– Потому что ты умная. Это было для него очень важно. И хорошенькая. (Тут Виви самокритично скорчила рожицу.) Это тоже было для него важно – по крайней мере, в женщинах. И у тебя тоже есть моральный компас.
– У меня?
– Люди тебе небезразличны. Ты всегда стараешься поступать правильно.
Виви на секунду задумалась.
– Иногда я не знаю, что правильно, а что нет.
– В этом ты не одинока.
– Даже когда ты уже взрослая?
– Особенно когда ты уже взрослая.
– Но ты сказала, что отец знал.
Шарлотт медлила с ответом. У Лорана имелись моральные принципы и устои, но не так уж много шансов воплотить их в жизнь. Одно из преимуществ, когда умираешь молодым. Наверное, даже единственное. Но Виви она об этом говорить не собиралась.
– Он делал все, что мог, – сказала она.
Виви положила в рот кусочек омлета. Наконец-то.
– Расскажи мне о нем побольше.
Шарлотт принялась размышлять. Она была редактором. Все дни напролет она работала со словами, с образами и историями. Уж конечно, она сможет создать такого отца, который пленит воображение Виви.
– Он был просто вне себя от радости, когда ты родилась.
– А я думала, когда я родилась, его рядом не было.

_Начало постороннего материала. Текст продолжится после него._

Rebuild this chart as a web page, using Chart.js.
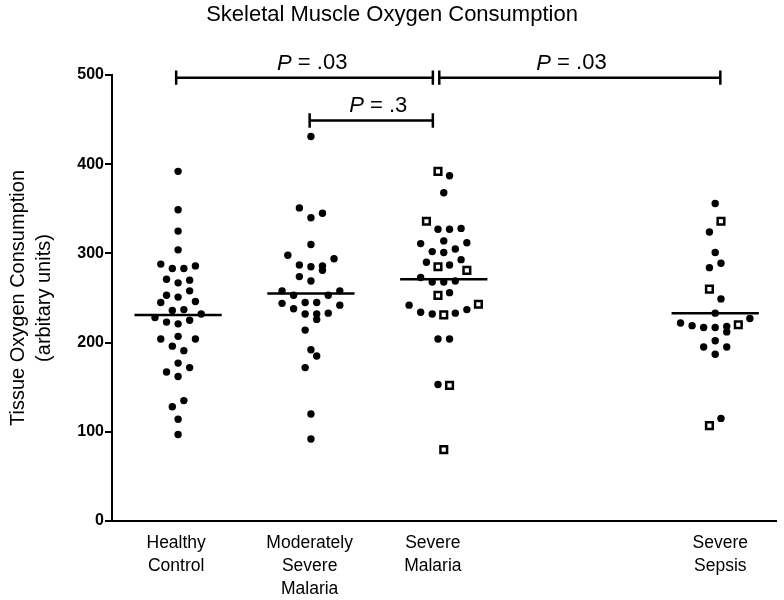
<!DOCTYPE html>
<html><head><meta charset="utf-8">
<script src="https://cdn.jsdelivr.net/npm/chart.js@4.4.0/dist/chart.umd.min.js"></script>
<style>html,body{margin:0;padding:0;background:#fff}canvas{display:block}</style>
</head><body>
<canvas id="c" width="784" height="600"></canvas>
<script>
// ---- Data ----
const groupLabels = [['Healthy','Control'],['Moderately','Severe','Malaria'],['Severe','Malaria'],['Severe','Sepsis']];
const tickPos = [1, 2.04, 3, 5.24];
const groupCenter = [1.015, 2.05, 3.085, 5.2];
const jitterUnit = 0.045;

const healthyDots = [392,349,325,304,288,283,283,286,271,267,270,253,251,258,245,246,236,237,228,232,223,221,225,204,207,204,196,191,177,172,167,162,135,128,114,97];
const healthyJit  = [0,0,0,0,-3,-1,1,3,-2,0,2,-2,0,2,-3,3,-1,1,-4,4,-2,0,2,-3,0,3,-1,1,0,2,-2,0,1,-1,0,0];

const moderateDots = [431,351,340,345,310,298,294,287,285,286,281,274,269,258,253,253,258,244,238,245,245,242,232,232,226,233,214,192,185,172,120,92];
const moderateJit  = [0,-2,0,2,0,-4,4,-2,0,2,2,-2,0,-5,-3,3,5,-5,-3,-1,1,5,-1,1,1,3,-1,0,1,-1,0,0];

const severeDots = [387,368,327,327,328,311,314,312,302,301,305,290,287,293,273,268,268,269,256,242,234,232,233,237,204,204,153];
const severeJit  = [1,0,-1,1,3,-4,0,4,-2,0,2,-3,1,3,-4,-2,0,2,1,-6,-4,-2,2,4,-1,1,-1];
const severeSquares = [392,336,285,281,253,231,243,152,80];
const severeSqJit   = [-1,-3,-1,4,-1,0,6,1,0];

const sepsisDots = [356,324,301,284,289,249,233,222,219,217,217,218,212,227,202,195,195,187,115];
const sepsisJit  = [0,-1,0,-1,1,1,0,-6,-4,-2,0,2,2,6,0,-2,2,0,1];
const sepsisSquares = [336,260,220,107];
const sepsisSqJit   = [1,-1,4,-1];

const means = [231, 255, 271, 233];
const meanHalfWidth = 0.34;

const bracketFrom = [1, 3.05, 2.04];
const bracketTo   = [3, 5.24, 3];
const bracketY    = [497, 497, 449];
const bracketTick = 8;
const pTexts  = ['.03', '.03', '.3'];
const pTextX  = [2.06, 4.08, 2.575];
const pTextY  = [513, 513, 465];

const titleText = 'Skeletal Muscle Oxygen Consumption';
const yTitle = ['Tissue Oxygen Consumption', '(arbitary units)'];

// ---- Build datasets ----
function pts(vals, jit, g){ return vals.map((v,i)=>({x: groupCenter[g] + jit[i]*jitterUnit, y: v})); }
const dotData = [].concat(pts(healthyDots,healthyJit,0), pts(moderateDots,moderateJit,1), pts(severeDots,severeJit,2), pts(sepsisDots,sepsisJit,3));
const squareData = [].concat(pts(severeSquares,severeSqJit,2), pts(sepsisSquares,sepsisSqJit,3));

const datasets = [];
means.forEach((m,g)=>{
  datasets.push({type:'line', data:[{x:groupCenter[g]-meanHalfWidth,y:m},{x:groupCenter[g]+meanHalfWidth,y:m}],
    borderColor:'#000', borderWidth:2.5, pointRadius:0, fill:false, order:3});
});
bracketFrom.forEach((x1,i)=>{
  const x2 = bracketTo[i], y = bracketY[i], t = bracketTick;
  datasets.push({type:'line', clip:false, data:[{x:x1,y:y+t},{x:x1,y:y-t},{x:x1,y:y},{x:x2,y:y},{x:x2,y:y+t},{x:x2,y:y-t}],
    borderColor:'#000', borderWidth:2.5, pointRadius:0, fill:false, tension:0, order:3});
});
datasets.push({type:'scatter', data:dotData, pointStyle:'circle', pointRadius:3.7, backgroundColor:'#000', borderColor:'#000', borderWidth:0, order:1});
datasets.push({type:'scatter', data:squareData, pointStyle:'rect', pointRadius:4.7, backgroundColor:'#fff', borderColor:'#000', borderWidth:2.5, order:0});

const FONT = '"Liberation Sans", Arial, sans-serif';
const textPlugin = {
  id:'texts',
  afterDraw(chart){
    const ctx = chart.ctx, xs = chart.scales.x, ys = chart.scales.y;
    ctx.save();
    ctx.fillStyle = '#000';
    ctx.textBaseline = 'middle';
    ctx.textAlign = 'center';
    ctx.font = '22px ' + FONT;
    ctx.fillText(titleText, 392, 15);
    // y title
    ctx.save();
    ctx.translate(18, 298);
    ctx.rotate(-Math.PI/2);
    ctx.font = '20px ' + FONT;
    ctx.fillText(yTitle[0], 0, 0);
    ctx.fillText(yTitle[1], 0, 26);
    ctx.restore();
    // P labels
    pTexts.forEach((t,i)=>{
      const cx = xs.getPixelForValue(pTextX[i]), cy = ys.getPixelForValue(pTextY[i]);
      ctx.font = 'italic 22px ' + FONT;
      const wP = ctx.measureText('P').width;
      ctx.font = '22px ' + FONT;
      const rest = ' = ' + t;
      const wR = ctx.measureText(rest).width;
      const left = cx - (wP + wR)/2;
      ctx.textAlign = 'left';
      ctx.font = 'italic 22px ' + FONT;
      ctx.fillText('P', left, cy);
      ctx.font = '22px ' + FONT;
      ctx.fillText(rest, left + wP, cy);
    });
    ctx.restore();
  }
};

new Chart(document.getElementById('c'), {
  data:{datasets},
  options:{
    responsive:false, animation:false,
    layout:{padding:{top:75, right:2, left:0, bottom:0}},
    plugins:{legend:{display:false}, tooltip:{enabled:false}, title:{display:false}},
    scales:{
      x:{type:'linear', min:0.5, max:5.68,
        afterBuildTicks: s => { s.ticks = tickPos.map(v=>({value:v})); },
        afterFit: s => { s.height = 79; s.paddingLeft = 0; s.paddingRight = 0; },
        ticks:{callback:(v,i)=>groupLabels[i], color:'#000', padding:11, maxRotation:0, autoSkip:false,
          font:{family:FONT, size:17.5, lineHeight:1.3}},
        grid:{drawOnChartArea:false, drawTicks:false},
        border:{display:true, color:'#000', width:2}
      },
      y:{type:'linear', min:0, max:500,
        afterFit: s => { s.width = 112; },
        ticks:{stepSize:100, color:'#000', padding:1,
          font:{family:FONT, size:16, weight:'bold'}},
        grid:{drawOnChartArea:false, drawTicks:true, tickLength:7, color:'#000', lineWidth:2},
        border:{display:true, color:'#000', width:2}
      }
    }
  },
  plugins:[textPlugin]
});
</script>
</body></html>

В комнате с белыми голыми стенами она совсем одна. Никогда в своей благополучной, сытой жизни она не была еще настолько одинока. Сестры-монахини то приходят, то уходят, но толку от них никакого. Утешения уж наверняка не дождешься. Она сама по себе. Мы рождаемся в одиночестве и умираем в одиночестве – так говорил Лоран. Рожаем мы тоже в одиночестве, хочет она кому-нибудь сказать, но сказать некому. Лоран уехал на фронт, где бы этот фронт ни находился. Сестры и пациенты рыдают, внимая захваченному немцами радио, которое трещит, что французская армия – это стадо, которое не знает даже, куда бежать. Ее мать умерла три года назад. Шарлотт до сих пор не смирилась с тем, насколько не вовремя это произошло. Это было просто несправедливо: она всегда была мятежным ребенком, и ее отец-иконоборец был ей ближе, чем мать, которая была более традиционного склада, и только Шарлотт начала как следует узнавать ту хрупкую, уязвимую женщину, которая скрывалась за ее видимым всем обликом – изящно одетой, безупречного поведения дамой, – как мать унес стремительно развившийся рак. Ее отец, издатель левого толка, дружил с премьер-министром Леоном Блюмом, евреем и социалистом; тот еле успел покинуть страну, когда ее заняли немцы. Ему не нужно было узнавать, есть ли его имя в их списках. Родители Лорана, люди пожилые, были, как она надеялась, в безопасности на юге Франции. Они хотели, чтобы Шарлотт поехала с ними, но она боялась, что начнет рожать в дороге. Кроме того, что, если Лоран вдруг вернется домой? И не застанет ее? С Симон она отказалась ехать по тем же причинам.
– В таком случае я останусь с тобой, – сказала Симон, но Шарлотт была непреклонна, и в конце концов Симон сдалась. Они всегда были подругами, все равно что сестрами – так они обе говорили, потому что сестер не было ни у той, ни у другой. Они всегда были вместе, с тех пор как еще совсем маленькими вдвоем играли в Люксембургском саду, но теперь у Симон был собственный ребенок, о котором ей нужно было заботиться. И она тоже уехала, забрав с собой трехлетнюю Софи. Даже местный бакалейщик и тот уехал. Она видела их, когда шла пешком в больницу: люди брали штурмом такси, привязывали свои пожитки на крыши автомобилей, набивали фургоны кроватями, цветочными горшками, сковородками, портретами предков и клетками с канарейками и попугаями. Этого она не силах понять. Собаки, кошки – да, но птички? Когда город истекает кровью, когда кончается мир? С неба сыплется пепел. Он ест ей глаза, щиплет горло и нос. Правительственные службы и иностранные консульства жгут архивы.
А потом – она не знает точно когда – Париж затих. Она слышит тишину в те минуты, когда не слышит собственного крика. Отсутствие звука оглушает. Город просто не может быть настолько тих. Ни автомобилей, ни клаксонов, ни человеческих голосов. Она лежит и думает, что спит. Единственное возможное объяснение тишины. А потом она слышит птиц. Нет, она не спит. Она умерла. Иначе почему над ней склонилась сестра-монахиня – серое морщинистое лицо в обрамлении тугого апостольника – и говорит ей, что все кончено. Так, значит, и она, и Лоран – оба они ошибались. Посмертная жизнь существует, и в ней очень тихо, пахнет антисептиком, а населяют ее монахини, которые почему-то очень суетятся, но, кажется, не злые.